The United States is prepared to take in up to 60,000 Bhutanese refugees stranded for nearly two decades in neighbouring Nepal because of strained relations between the two Himalayan kingdoms, a senior US official said on Monday.
Ellen Sauerbrey, the US Assistant Secretary of State for refugee affairs, said Australia and Canada also have indicated they would be willing to resettle some of the 106,000 estimated Bhutanese living in UN-run camps in southeast Nepal.
Most of the refugees fled Bhutan in the late 1980s, when the country's government, dominated by the majority Drukpa ethnic group, accused the minority Lothsampa group of being illegal immigrants.
Talks between Nepal and Bhutan on the refugee issue produced no breakthrough and have been stalled for a couple of years.
"The United States has come forward and said we are willing to resettle a very significant part of this population," Sauerbrey told reporters in Geneva, where she was attending a conference at the UN refugee agency.
"We think over the next three or four years that we can easily absorb 50,000 or 60,000 of the people who are now in these camps."
Sauerbrey also praised Nepal for having recently given permission to UNHCR to do a census of the camps, which will help facilitate resettlement of the refugees elsewhere.

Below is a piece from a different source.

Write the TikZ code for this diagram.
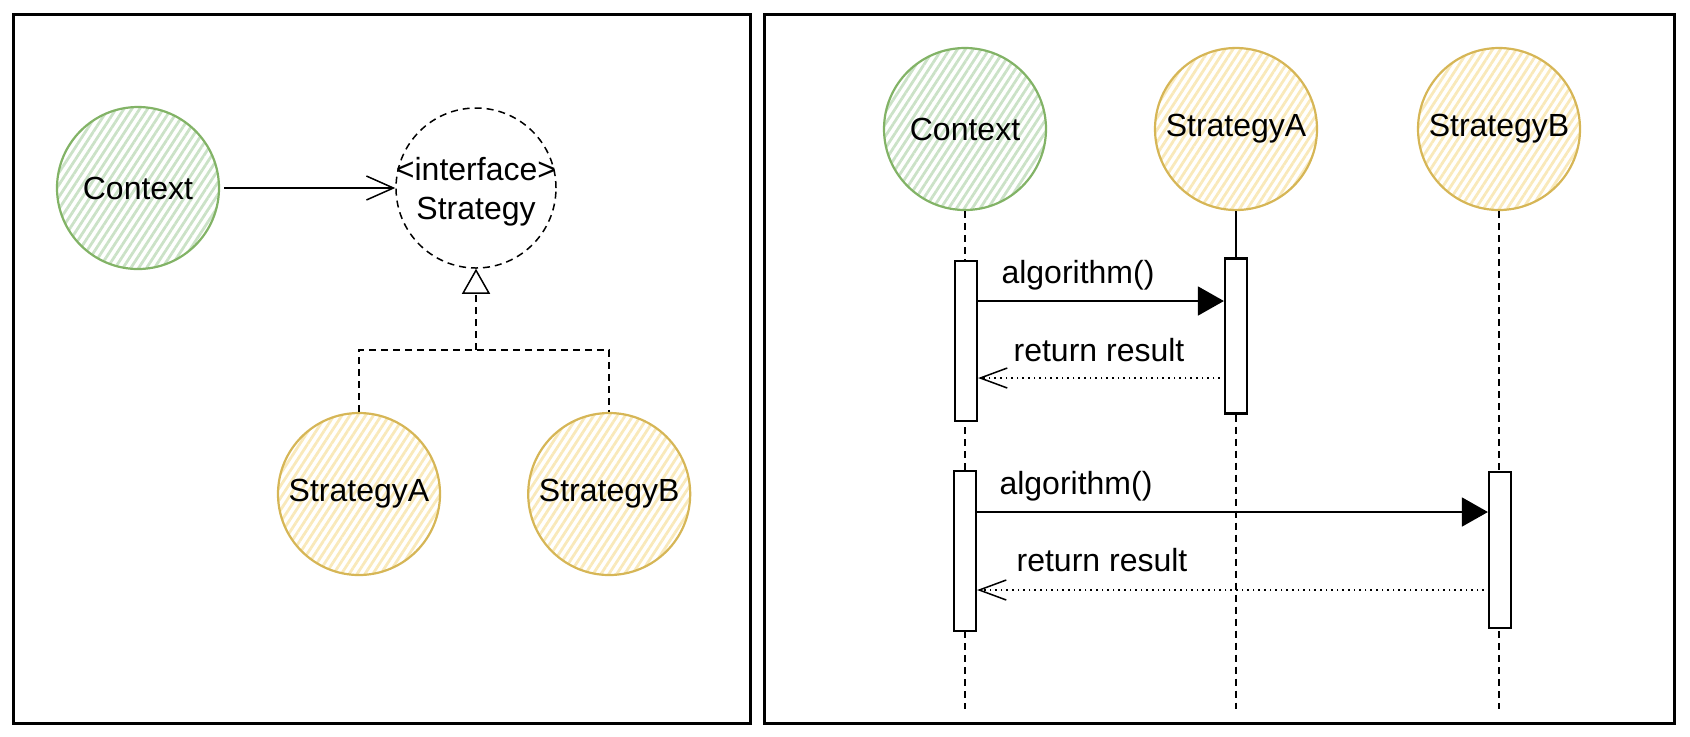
\documentclass[tikz,border=0pt]{standalone}
\usepackage{fontspec}
\setmainfont{Liberation Sans}
\usetikzlibrary{arrows.meta, positioning, patterns.meta}
\definecolor{clrCtx}{HTML}{D5E8D4}
\definecolor{clrCtxBd}{HTML}{82B366}
\definecolor{clrStr}{HTML}{FFF2CC}
\definecolor{clrStrBd}{HTML}{D6B656}

\begin{document}
\begin{tikzpicture}[
  x=0.5pt, y=-0.5pt,
  every node/.style = {font=\fontsize{16}{18.5}\selectfont},
  ctx/.style = {
    circle, minimum size=81pt, inner sep=0pt,
    draw=clrCtxBd, line width=1.1pt,
    pattern={Lines[angle=57, distance=3.3pt, line width=1.4pt]},
    pattern color=clrCtx!88!clrCtxBd
  },
  strat/.style = {ctx, draw=clrStrBd, pattern color=clrStr!85!clrStrBd},
  iface/.style = {
    circle, minimum size=80pt, inner sep=0pt,
    draw, line width=0.75pt, dash pattern=on 3.5pt off 2.5pt
  },
  act/.style   = {rectangle, draw, fill=white, line width=1.1pt,
                  minimum width=11pt, inner sep=0pt},
  panel/.style = {line width=1.5pt},
  life/.style  = {line width=0.75pt, dash pattern=on 3.5pt off 2.5pt},
  assoc/.style = {-{Straight Barb[length=13.5pt, width=12pt]},
                  line width=0.75pt, shorten <=2pt},
  realize/.style = {line width=0.75pt, dash pattern=on 3.5pt off 2.5pt},
  callarr/.style = {-{Triangle[length=13pt, width=14.5pt]}, line width=0.8pt},
  retarr/.style  = {-{Straight Barb[length=13.5pt, width=10pt]},
                    line width=0.75pt, dash pattern=on 0.8pt off 2pt,
                    shorten <=2pt}
]
  \useasboundingbox (0,0) rectangle (1690,736);
  \draw[panel] (13,14) rectangle (750,723);
  \draw[panel] (764,14) rectangle (1674,723);

  \node[ctx]   (ctxL) at (138,188) {Context};
  \node[iface, label={[align=center, yshift=-2pt,
        font=\fontsize{16}{19.5}\selectfont]center:{<interface>\\Strategy}}] (ifc) at (476,188) {};
  \node[strat] (saL) at (359,494) {StrategyA};
  \node[strat, right=43pt of saL] (sbL) {StrategyB};
  \coordinate (fork) at (476,350);

  \draw[assoc] (ctxL) -- (ifc);
  \draw[realize] (saL.north) |- (fork) -| (sbL.north);
  \draw[realize, -{Triangle[open, length=12.5pt, width=14pt]}] (fork) -- (ifc.south);

  \node[ctx]   (ctxR) at (965,129)  {Context};
  \node[strat] (saR)  at (1236,129) {StrategyA};
  \node[strat] (sbR)  at (1499,129) {StrategyB};
  \coordinate (ctxEnd) at (965,709);
  \coordinate (saEnd)  at (1236,709);
  \coordinate (sbEnd)  at (1499,709);

  \draw[life] (ctxR.south) -- (ctxEnd);
  \draw[life] (sbR.south)  -- (sbEnd);

  \node[act, minimum height=80pt]   (actC1) at (966,341)  {};
  \node[act, minimum height=77.5pt] (actA)  at (1236,336) {};
  \node[act, minimum height=80pt]   (actC2) at (965,551)  {};
  \node[act, minimum height=78pt]   (actB)  at (1500,550) {};

  \draw[line width=0.75pt] (saR.south) -- (actA.north);
  \draw[life] (actA.south) -- (saEnd);

  \draw[callarr] ([yshift=20pt]actC1.east)   -- ([yshift=17.5pt]actA.west);
  \draw[retarr]  ([yshift=-21pt]actA.west)   -- ([yshift=-18.5pt]actC1.east);
  \draw[callarr] ([yshift=19.5pt]actC2.east) -- ([yshift=19pt]actB.west);
  \draw[retarr]  ([yshift=-20pt]actB.west)   -- ([yshift=-19.5pt]actC2.east);

  \node (lblCall1) at (1078,275) {algorithm()};
  \node (lblRet1)  at (1099,350) {return result};
  \node (lblCall2) at (1076,486) {algorithm()};
  \node (lblRet2)  at (1102,560) {return result};
\end{tikzpicture}
\end{document}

She said Nepal also recently allowed 16 people to receive exit permits, including three young women who were sexually exploited and have since been resettled in the United States.
In July, UN Assistant High Commissioner for Refugees Judy Cheng-Hopkins said she was optimistic the issue of the Bhutanese in Nepal would be resolved soon, saying some donor nations had indicated they would be willing to take in some of the refugees.